◆ What you have to do
Copy each line below that includes "this".

··· Dataset rows

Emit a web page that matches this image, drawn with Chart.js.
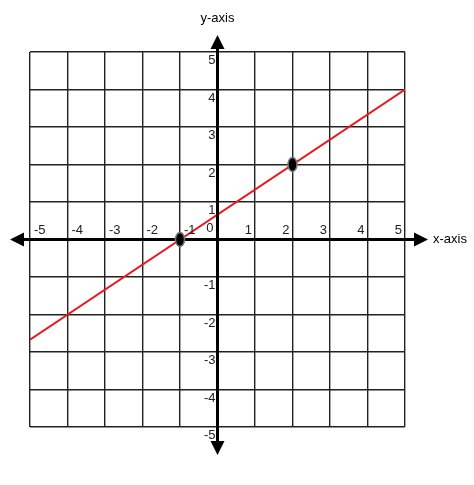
<!DOCTYPE html>
<html>
<head>
<meta charset="utf-8">
<script src="https://cdn.jsdelivr.net/npm/chart.js@4"></script>
<style>
  html, body { margin: 0; padding: 0; background: #fff; }
  #wrap { width: 474px; height: 485px; }
</style>
</head>
<body>
<div id="wrap"><canvas id="plot" width="474" height="485"></canvas></div>
<script>
// line endpoints and marked points
const lineX = [-5, 5];
const lineY = [-2.67, 4];
const pointX = [-1, 2];
const pointY = [0, 2];
const tickValues = [-5, -4, -3, -2, -1, 0, 1, 2, 3, 4, 5];

const FONT = "13px 'Liberation Sans', Arial, sans-serif";

// axes, arrows, tick labels and marked points
const axesPlugin = {
    id: "axes",
    afterDatasetsDraw(chart) {
        const ctx = chart.ctx;
        const xs = chart.scales.x;
        const ys = chart.scales.y;
        const x0 = xs.getPixelForValue(0);
        const y0 = ys.getPixelForValue(0);
        const left = 10, right = 428, top = 35, bottom = 455;

        ctx.save();
        ctx.strokeStyle = "#000";
        ctx.fillStyle = "#000";
        ctx.lineWidth = 3;
        ctx.beginPath();
        ctx.moveTo(left + 8, y0); ctx.lineTo(right - 8, y0);
        ctx.moveTo(x0, top + 8); ctx.lineTo(x0, bottom - 8);
        ctx.stroke();

        const arrow = (tx, ty, ax, ay, bx, by) => {
            ctx.beginPath();
            ctx.moveTo(tx, ty); ctx.lineTo(ax, ay); ctx.lineTo(bx, by);
            ctx.closePath(); ctx.fill();
        };
        arrow(left, y0, left + 14, y0 - 7, left + 14, y0 + 7);
        arrow(right, y0, right - 14, y0 - 7, right - 14, y0 + 7);
        arrow(x0, top, x0 - 7, top + 14, x0 + 7, top + 14);
        arrow(x0, bottom, x0 - 7, bottom - 14, x0 + 7, bottom - 14);

        ctx.font = FONT;
        ctx.fillStyle = "#222";
        ctx.textBaseline = "bottom";
        tickValues.forEach(v => {
            if (v === 0) return;
            const px = xs.getPixelForValue(v);
            if (v < 0) {
                ctx.textAlign = "left";
                ctx.fillText(String(v), px + 4, y0 - 3);
            } else {
                ctx.textAlign = "right";
                ctx.fillText(String(v), px - 3, y0 - 3);
            }
        });
        ctx.textAlign = "right";
        ctx.textBaseline = "top";
        tickValues.forEach(v => {
            if (v === 0) return;
            ctx.fillText(String(v), x0 - 2, ys.getPixelForValue(v) + 2);
        });
        ctx.fillText("0", x0 - 4, y0 - 18);

        ctx.fillStyle = "#000";
        ctx.textAlign = "center";
        ctx.textBaseline = "middle";
        ctx.fillText("y-axis", x0, 18);
        ctx.textAlign = "left";
        ctx.fillText("x-axis", 433, y0);

        pointX.forEach((px, i) => {
            const cx = xs.getPixelForValue(px);
            const cy = ys.getPixelForValue(pointY[i]);
            ctx.beginPath();
            ctx.ellipse(cx, cy, 4.5, 7, 0, 0, Math.PI * 2);
            ctx.fillStyle = "#000";
            ctx.fill();
            ctx.lineWidth = 1.5;
            ctx.strokeStyle = "#777";
            ctx.stroke();
        });
        ctx.restore();
    }
};

new Chart(document.getElementById("plot"), {
    type: "scatter",
    data: {
        datasets: [{
            data: lineX.map((x, i) => ({ x: x, y: lineY[i] })),
            showLine: true,
            borderColor: "#e8191c",
            borderWidth: 2,
            pointRadius: 0
        }]
    },
    options: {
        responsive: false,
        animation: false,
        layout: { padding: { left: 30, right: 69, top: 52, bottom: 58 } },
        plugins: { legend: { display: false }, tooltip: { enabled: false } },
        scales: {
            x: {
                type: "linear", min: -5, max: 5,
                ticks: { display: false, stepSize: 1 },
                grid: { color: "#222", lineWidth: 1.4, drawTicks: false },
                border: { display: false }
            },
            y: {
                type: "linear", min: -5, max: 5,
                ticks: { display: false, stepSize: 1 },
                grid: { color: "#222", lineWidth: 1.4, drawTicks: false },
                border: { display: false }
            }
        }
    },
    plugins: [axesPlugin]
});
</script>
</body>
</html>
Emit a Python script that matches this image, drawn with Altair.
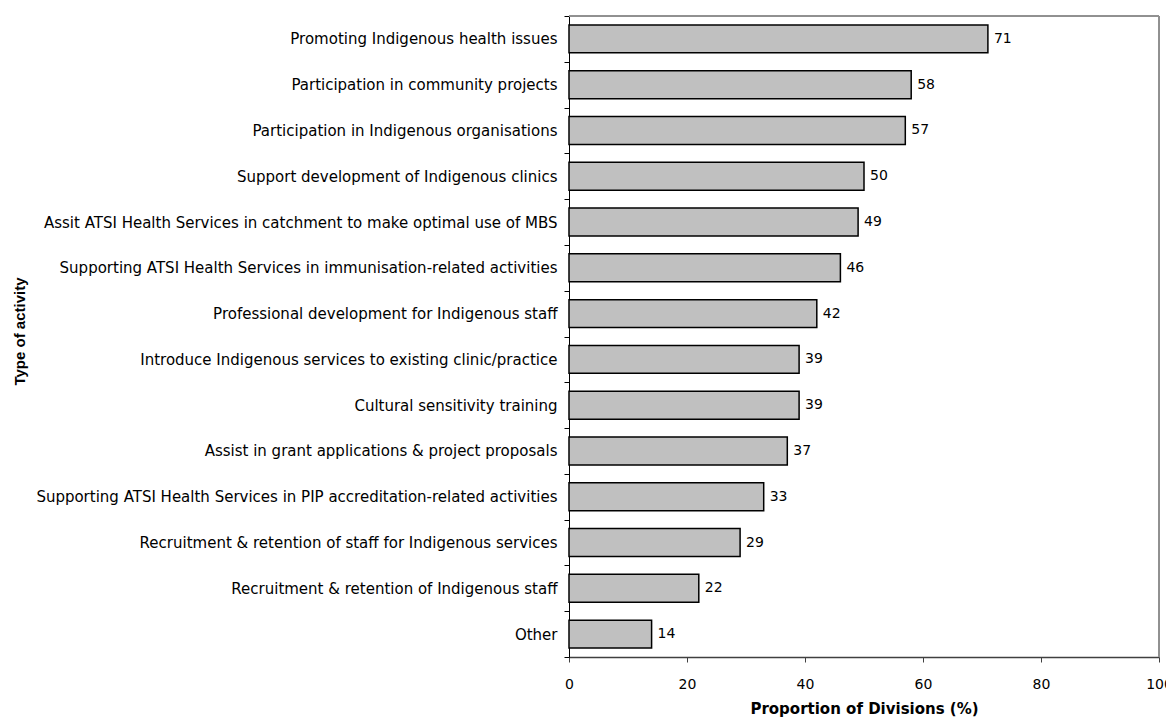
import altair as alt
import pandas as pd

activities = [
    "Promoting Indigenous health issues",
    "Participation in community projects",
    "Participation in Indigenous organisations",
    "Support development of Indigenous clinics",
    "Assit ATSI Health Services in catchment to make optimal use of MBS",
    "Supporting ATSI Health Services in immunisation-related activities",
    "Professional development for Indigenous staff",
    "Introduce Indigenous services to existing clinic/practice",
    "Cultural sensitivity training",
    "Assist in grant applications & project proposals",
    "Supporting ATSI Health Services in PIP accreditation-related activities",
    "Recruitment & retention of staff for Indigenous services",
    "Recruitment & retention of Indigenous staff ",
    "Other",
]
values = [71, 58, 57, 50, 49, 46, 42, 39, 39, 37, 33, 29, 22, 14]
x_ticks = [0, 20, 40, 60, 80, 100]

df = pd.DataFrame({"activity": activities, "value": values})

W, H = 590, 641
FONT = "DejaVu Sans"

y_enc = alt.Y(
    "activity:N",
    sort=activities,
    scale=alt.Scale(paddingInner=0, paddingOuter=0),
    axis=alt.Axis(
        title="Type of activity",
        titleFont="Liberation Sans",
        titleFontSize=15,
        titleFontWeight="bold",
        titleColor="black",
        titleX=-550,
        titleY=315,
        titleAngle=-90,
        titleAlign="center",
        titleBaseline="middle",
        labelFont=FONT,
        labelFontSize=15,
        labelColor="black",
        labelPadding=7,
        labelLimit=700,
        tickSize=5,
        tickColor="black",
        tickBand="extent",
        domainColor="black",
        grid=False,
    ),
)

x_enc = alt.X(
    "value:Q",
    scale=alt.Scale(domain=[0, 100], nice=False),
    axis=alt.Axis(
        values=x_ticks,
        title="Proportion of Divisions (%)",
        titleFont=FONT,
        titleFontSize=15,
        titleFontWeight="bold",
        titleColor="black",
        titleY=51,
        titleBaseline="middle",
        labelFont=FONT,
        labelFontSize=14,
        labelColor="black",
        labelPadding=15,
        labelFlush=False,
        tickSize=5,
        tickColor="#404040",
        domainColor="#404040",
        domainWidth=1.5,
        grid=False,
    ),
)

bars = alt.Chart(df).mark_bar(
    color="#c0c0c0", stroke="black", strokeWidth=1.5,
    height=alt.RelativeBandSize(0.61),
).encode(x=x_enc, y=y_enc)

labels = alt.Chart(df).mark_text(
    align="left", baseline="middle", dx=6, font=FONT, fontSize=14, color="black"
).encode(
    x=alt.X("value:Q"),
    y=alt.Y("activity:N", sort=activities),
    text=alt.Text("value:Q"),
)

top_border = alt.Chart(df).mark_rule(color="#909090", strokeWidth=1).encode(
    x=alt.value(0), x2=alt.value(W), y=alt.value(0)
)
right_border = alt.Chart(df).mark_rule(color="#909090", strokeWidth=1).encode(
    x=alt.value(W), y=alt.value(0), y2=alt.value(H)
)

chart = (
    alt.layer(top_border, right_border, bars, labels)
    .properties(
        width=W,
        height=H,
        autosize=alt.AutoSizeParams(type="none"),
        padding={"left": 561, "top": 8, "right": 7, "bottom": 62},
    )
    .configure_view(stroke="transparent")
    .configure(background="white")
)

chart.save("out.html", embed_options={"renderer": "svg", "actions": False})
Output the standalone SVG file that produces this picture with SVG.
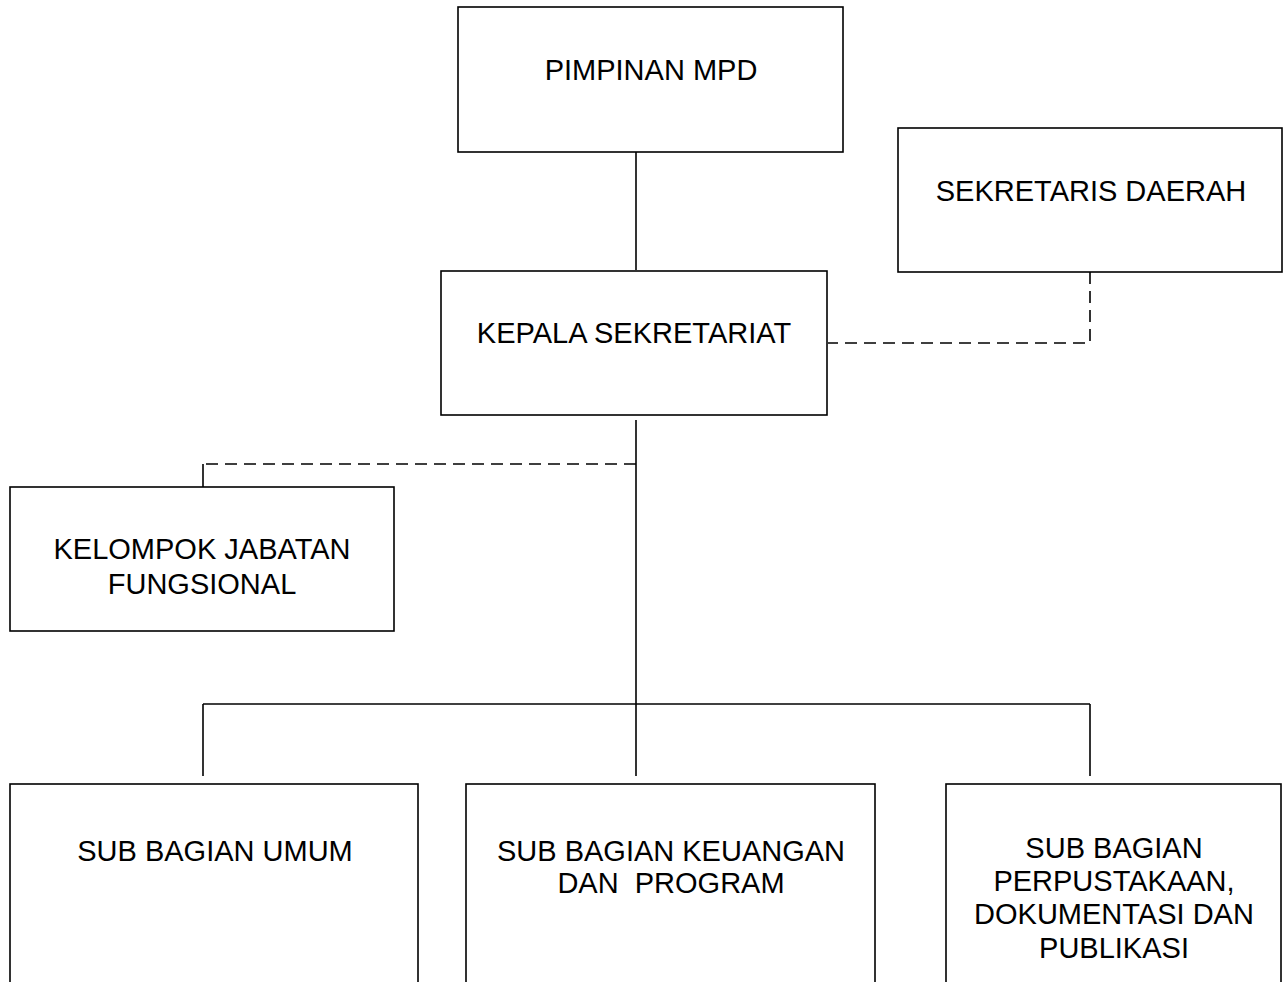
<svg xmlns="http://www.w3.org/2000/svg" width="1284" height="982" viewBox="0 0 1284 982">
<style>
.box{fill:#fff;stroke:#000;stroke-width:1.6}
.t{font-family:"Liberation Sans",Arial,sans-serif;font-size:29px;fill:#000;text-anchor:middle}
.ln{fill:none;stroke:#000;stroke-width:1.6}
.ds{fill:none;stroke:#000;stroke-width:1.6;stroke-dasharray:12 7}
</style>
<rect width="1284" height="982" fill="#fff"/>
<g id="connectors">
<line class="ln" x1="636" y1="152" x2="636" y2="270"/>
<polyline class="ds" points="1090,272 1090,343 828,343"/>
<line class="ln" x1="636" y1="420" x2="636" y2="776"/>
<line class="ds" x1="636" y1="464" x2="203" y2="464"/>
<line class="ln" x1="203" y1="464" x2="203" y2="496"/>
<line class="ln" x1="203" y1="704" x2="1090" y2="704"/>
<line class="ln" x1="203" y1="704" x2="203" y2="776"/>
<line class="ln" x1="1090" y1="704" x2="1090" y2="776"/>
</g>
<g id="pimpinan">
<rect class="box" x="458" y="7" width="385" height="145"/>
<text class="t" x="651" y="80">PIMPINAN MPD</text>
</g>
<g id="sekda">
<rect class="box" x="898" y="128" width="384" height="144"/>
<text class="t" x="1091" y="201">SEKRETARIS DAERAH</text>
</g>
<g id="kepala">
<rect class="box" x="441" y="271" width="386" height="144"/>
<text class="t" x="634" y="343">KEPALA SEKRETARIAT</text>
</g>
<g id="kelompok">
<rect class="box" x="10" y="487" width="384" height="144"/>
<text class="t" x="202" y="559">KELOMPOK JABATAN</text>
<text class="t" x="202" y="594">FUNGSIONAL</text>
</g>
<g id="umum">
<rect class="box" x="10" y="784" width="408" height="210"/>
<text class="t" x="215" y="861">SUB BAGIAN UMUM</text>
</g>
<g id="keuangan">
<rect class="box" x="466" y="784" width="409" height="210"/>
<text class="t" x="671" y="861">SUB BAGIAN KEUANGAN</text>
<text class="t" x="671" y="893" xml:space="preserve">DAN  PROGRAM</text>
</g>
<g id="perpustakaan">
<rect class="box" x="946" y="784" width="335" height="210"/>
<text class="t" x="1114" y="858">SUB BAGIAN</text>
<text class="t" x="1114" y="891">PERPUSTAKAAN,</text>
<text class="t" x="1114" y="924">DOKUMENTASI DAN</text>
<text class="t" x="1114" y="958">PUBLIKASI</text>
</g>
</svg>
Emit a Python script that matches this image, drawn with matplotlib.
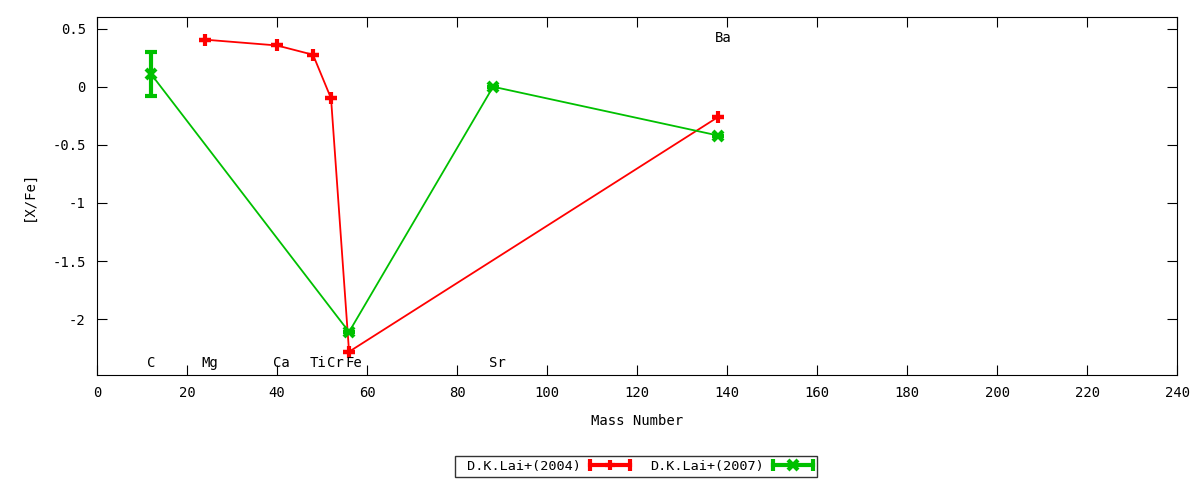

······

◆ The result
Emit a web page that matches this image, drawn with Chart.js.
Emit a Python script that matches this image, drawn with Altair.
Output the standalone SVG file that produces this picture with SVG.
Emit a Python script that matches this image, drawn with matplotlib.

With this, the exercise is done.